(Bloomberg) -- Panopticon as a Service. That’s one inevitable conclusion from my colleagues’ brilliant dive into the secretive startup created and backed by Peter Thiel, Palantir Technologies Inc.
The story opens with a JPMorgan Chase & Co. security executive turned power-consumed rogue. With the help of Palantir’s technology, the executive’s security team inhaled JPMorgan employees’ “emails and browser histories, GPS locations from company-issued smartphones, printer and download activity and transcripts of digitally recorded phone conversations.” The team kept a lookout for potential turncoats and leakers.
What could go wrong?
The story implicitly raises one of Silicon Valley’s most persistent questions: Does Peter Thiel have a coherent worldview? He clearly fashions himself the industry’s most independent thinker, but perhaps he is also its most incoherent. Or a thinker who doesn’t seem too preoccupied with trying to advance his professed worldview. In a recent talk at Stanford University, Thiel discussed the importance of steelmanning, or constructing the soundest version of someone’s arguments. Peter, I’m going to try.
One of the clearest articulation’s of Thiel’s thinking comes from a piece he wrote in 2009—five years after the founding of Palantir—titled “The Education of a Libertarian.” In the piece, which is probably best remembered for its swipe at women’s suffrage, Thiel wrote that he no longer believed libertarians should focus on achieving their ends through politics. (Ironic in hindsight, given Thiel’s role in electing President Donald Trump.) In the piece, Thiel wrote, “In our time, the great task for libertarians is to find an escape from politics in all its forms.” He gave up on the notion that the masses will ever really embrace his anti-collectivist viewpoint.
Instead, he outlined areas where libertarians might find refuge, the first of which is cyberspace. He wrote, “The hope of the internet is that these new worlds will impact and force change on the existing social and political order.”
Palantir doesn’t seem to be moving the world in that direction. Quite the opposite. The existing social and political order—governments, banks, the wealthy establishment—often buy the company’s tools to enforce the status quo and squash rebellion in whatever form it might take. With Palantir, Thiel is helping to build a world he says he wants to escape. The man so concerned with privacy that he helped destroy Gawker has supported two of the world’s most anti-privacy companies. (He sits on the board of Facebook Inc.)
Thiel had once said Palantir could be a force for good in a society under threat from terrorism. It’s unlikely that Thiel is surprised by what Palantir has become. The company was named after a set of seeing stones in the Lord of the Rings. Sauron, the bad guy, likes them a lot!
It raises the question of whose liberty Thiel is really worried about. The masses’? Or just his own and those select few with the economic means to afford a private getaway in New Zealand (with citizenship)?
Many commentators have come to the conclusion that rather than truly being a libertarian, Thiel is merely a contrarian. Some of his friends say this, too. I can see why people think that. After all, whatever Thiel does, people in Silicon Valley usually wish he’d done the opposite. Contrarianism is a profitable investing strategy. But saying the world should look like the opposite of whatever everyone else says it should be—regardless of what they’re actually saying—doesn’t make much sense. What happens when the world wants privacy to protect their liberty?

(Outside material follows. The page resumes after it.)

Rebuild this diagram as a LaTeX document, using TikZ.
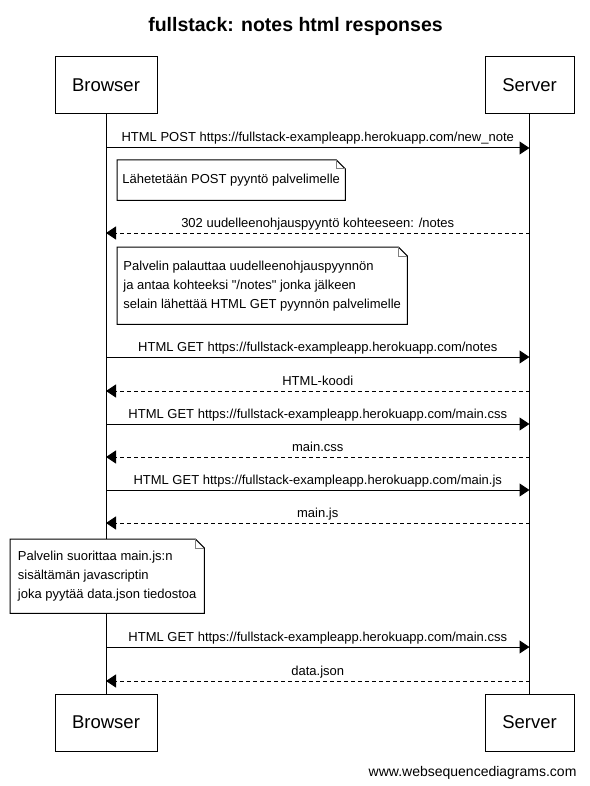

Maybe Thiel’s view is that the world is better with him taking a contrarian position, as that might help move society toward the intellectually cacophonous end-state that he may crave. If that’s the case, Thiel should take stock of the vast influence he has accumulated and realize that his actions have immense consequences.
I once profiled the conservative intellectual Harvey Mansfield, who held a similar contrarian attitude. He told me that in another world in which he wasn’t surrounded by liberals, he might not be a conservative at all. But Mansfield spent his time provoking his students into uncomfortable thought and occasionally holding a conservative conference for the sake of intellectual debate. More destructive, however, is when contrarianism is used for bankrupting media companies, electing presidents and building all-seeing technology companies.